De acordo com Adeline Vassaitis, da Frente Feminista da USP, “essa suposta brincadeira, que alguns julgam tão inocente, reproduz a lógica machista que está presente na nossa sociedade. É uma forma de rebaixar, de subjugar uma mulher, de fazer com que ela se sinta inferiorizada”.
O ocorrido relembra outros casos de machismo que aconteceram na USP recentemente. No início do ano, no campus de São Carlos, o protesto de um grupo feminista contra o “Miss Bixete” (concurso de beleza entre calouras) causou irritação entre os veteranos e terminou com agressões verbais, hostilidade, simulação de sexo e nudez por parte dos membros do Caaso (Centro Acadêmico Armando de Salles Oliveira).
A atitude dos alunos foi repudiada pela diretoria do campus, que lançou comunicado afirmando ser “veementemente contra qualquer ação que cause constrangimento” e também que abriria procedimento administrativo para identificar os envolvidos. Além disso, os estudantes que ficaram nus foram indiciados pela Polícia Civil de São Carlos, pelo crime de ato obsceno.
As denúncias de agressão de gênero, no entanto, podem ser encontradas nos próprios trotes. Um caso mais recente ocorrido na USP é a gincana de recepção dos alunos da Escola Politécnica, acusada de propor atividades de cunho degradante e machista às calouras.
Nas orientações para a gincana, estavam listadas, entre outras, situações em que três calouras teriam que lavar um carro usando blusas brancas e recebendo pontos pela melhor performance. Felizmente, após as reclamações, a diretoria da Escola reuniu-se com integrantes do Grêmio Politécnico, em março deste ano, para alterar os itens considerados problemáticos.
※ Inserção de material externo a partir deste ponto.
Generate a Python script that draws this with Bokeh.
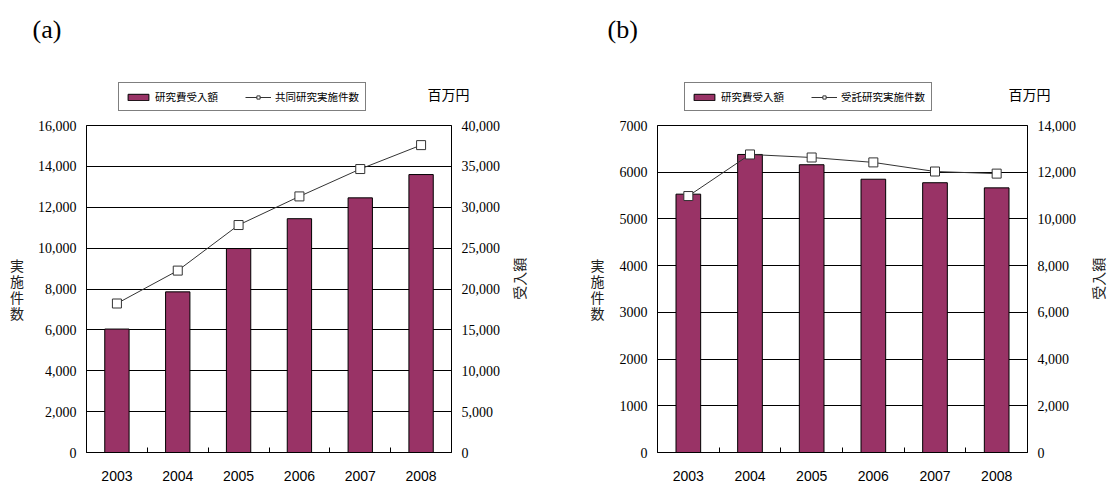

Devido à frequência com que atos do tipo ocorrem, Adeline pontua que “é muito importante que sejam promovidos debates sobre a questão do machismo, não só na Poli, mas em todos os cursos em que isso se faz mais latente”.
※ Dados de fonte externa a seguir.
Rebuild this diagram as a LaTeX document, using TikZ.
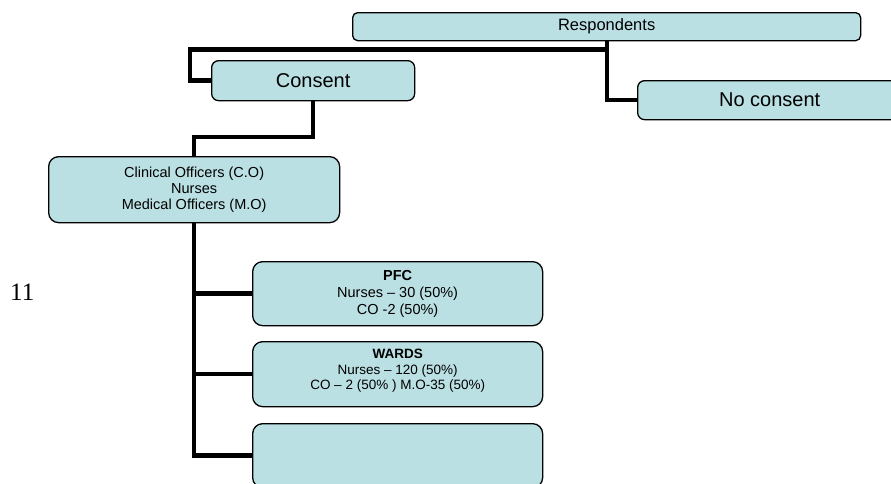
\documentclass[tikz,border=0pt]{standalone}
\usepackage{fontspec}
\setmainfont{Liberation Sans}
\newfontfamily\timesfont{Liberation Serif}
\usetikzlibrary{backgrounds}
\definecolor{boxfill}{RGB}{187,224,227}
\begin{document}
\begin{tikzpicture}[x=1pt,y=-1pt,
  box/.style={draw=black, line width=1.3pt, fill=boxfill, anchor=north west, inner sep=0pt, align=center},
  conn/.style={draw=black, line width=4.5pt, line join=miter}]
\useasboundingbox (0,0) rectangle (891,483);
\node[box, rounded corners=5pt, minimum width=508pt, minimum height=28pt,
  font=\fontsize{16.5}{19}\selectfont] (resp) at (352,12) {Respondents};
\node[box, rounded corners=7pt, minimum width=203pt, minimum height=40pt,
  font=\fontsize{20}{23}\selectfont] (consent) at (211,60) {Consent};
\node[box, rounded corners=7pt, minimum width=264pt, minimum height=39pt,
  font=\fontsize{20}{23}\selectfont] (nocons) at (637,80) {No consent};
\node[box, rounded corners=10pt, minimum width=291pt, minimum height=66pt,
  font=\fontsize{14.5}{16.3}\selectfont] (clin) at (48,156)
  {Clinical Officers (C.O)\\Nurses\\Medical Officers (M.O)};
\node[box, rounded corners=10pt, minimum width=290pt, minimum height=64pt,
  font=\fontsize{14.5}{17}\selectfont] (pfc) at (252,261)
  {\textbf{PFC}\\Nurses – 30 (50\%)\\CO -2 (50\%)};
\node[box, rounded corners=10pt, minimum width=290pt, minimum height=65pt,
  font=\fontsize{13.5}{15.5}\selectfont] (wards) at (252,341)
  {\textbf{WARDS}\\Nurses – 120 (50\%)\\CO – 2 (50\% ) M.O-35 (50\%)\\[-6pt]};
\node[box, rounded corners=10pt, minimum width=290pt, minimum height=64pt] (empty) at (252,423) {};
\node[anchor=base west, inner sep=0pt, font=\timesfont\fontsize{25}{28}\selectfont] (num) at (10,300) {11};
\begin{scope}[on background layer]
  \coordinate (jr) at (607,49.5);
  \coordinate (jl) at (190,49.5);
  \coordinate (jc) at (194,137);
  \draw[conn] (resp.south -| jr) -- (jr |- nocons.west) -- (nocons.west);
  \draw[conn] (jr) -- (jl) -- (jl |- consent.west) -- (consent.west);
  \draw[conn] (consent.south) -- (consent.south |- jc) -- (clin.north |- jc) -- (clin.north);
  \draw[conn] (clin.south) -- (clin.south |- empty.west) -- (empty.west);
  \draw[conn] (clin.south |- pfc.west) -- (pfc.west);
  \draw[conn] (clin.south |- wards.west) -- (wards.west);
\end{scope}
\end{tikzpicture}
\end{document}
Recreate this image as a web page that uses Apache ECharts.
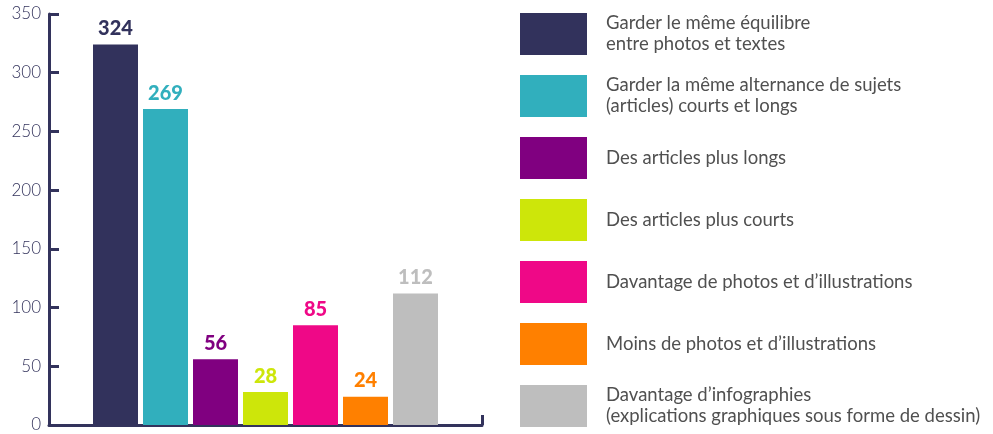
<!DOCTYPE html>
<html>
<head>
<meta charset="utf-8">
<script src="https://cdn.jsdelivr.net/npm/echarts@6/dist/echarts.min.js"></script>
<style>html,body{margin:0;padding:0;background:#fff;}#c{width:993px;height:434px;}</style>
</head>
<body>
<div id="c"></div>
<script>
var categories = [
  "Garder le même équilibre\nentre photos et textes",
  "Garder la même alternance de sujets\n(articles) courts et longs",
  "Des articles plus longs",
  "Des articles plus courts",
  "Davantage de photos et d’illustrations",
  "Moins de photos et d’illustrations",
  "Davantage d’infographies\n(explications graphiques sous forme de dessin)"
];
var values = [324, 269, 56, 28, 85, 24, 112];
var colors = ["#32325c", "#31afbd", "#800080", "#cde60a", "#ef0887", "#ff8000", "#bebebe"];
var yTicks = [0, 50, 100, 150, 200, 250, 300, 350];

var axisColor = "#33335c";
var FONT = "Lato, 'Noto Sans', sans-serif";

var series = categories.map(function (name, i) {
  return {
    name: name,
    type: 'bar',
    barWidth: 45,
    barGap: '-100%',
    data: [[i, values[i]]],
    itemStyle: { color: colors[i] },
    label: {
      show: true,
      position: 'top',
      distance: 6,
      color: colors[i],
      fontFamily: FONT,
      fontWeight: 900,
      fontSize: 20
    }
  };
});

var chart = echarts.init(document.getElementById('c'));
chart.setOption({
  animation: false,
  grid: { left: 49, right: 511, top: 14, bottom: 9, containLabel: false },
  xAxis: {
    type: 'value',
    min: -1.33,
    max: 7.33,
    splitLine: { show: false },
    axisLabel: { show: false },
    axisLine: { show: true, onZero: false, lineStyle: { color: axisColor, width: 3 } },
    axisTick: { show: true, inside: true, length: 10, customValues: [7.33], lineStyle: { color: axisColor, width: 3 } }
  },
  yAxis: {
    type: 'value',
    min: yTicks[0],
    max: yTicks[yTicks.length - 1],
    interval: 50,
    splitLine: { show: false },
    axisLine: { show: true, onZero: false, lineStyle: { color: axisColor, width: 3 } },
    axisTick: { show: true, inside: true, length: 10, lineStyle: { color: axisColor, width: 3 } },
    axisLabel: { color: axisColor, fontFamily: FONT, fontSize: 17, fontWeight: 300, margin: 8 }
  },
  legend: {
    orient: 'vertical',
    left: 520,
    top: 13,
    itemWidth: 67,
    itemHeight: 42,
    itemGap: 20,
    icon: 'rect',
    padding: 0,
    data: categories,
    selectedMode: false,
    textStyle: {
      color: '#505050',
      fontFamily: FONT,
      fontSize: 18.5,
      lineHeight: 21,
      padding: [0, 0, 0, 14]
    }
  },
  series: series
});
</script>
</body>
</html>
A Frente Feminista defende, para isso, a criação de mais Coletivos Feministas dentro dos cursos como forma de lutar mais ativamente contra situações do tipo. “A luta contra o machismo não deve ser encarada como uma questão individual. A organização é a melhor forma de fazer com que as mulheres tenham a força política necessária para seguir lutando contra casos como esses”, ressalta Adeline.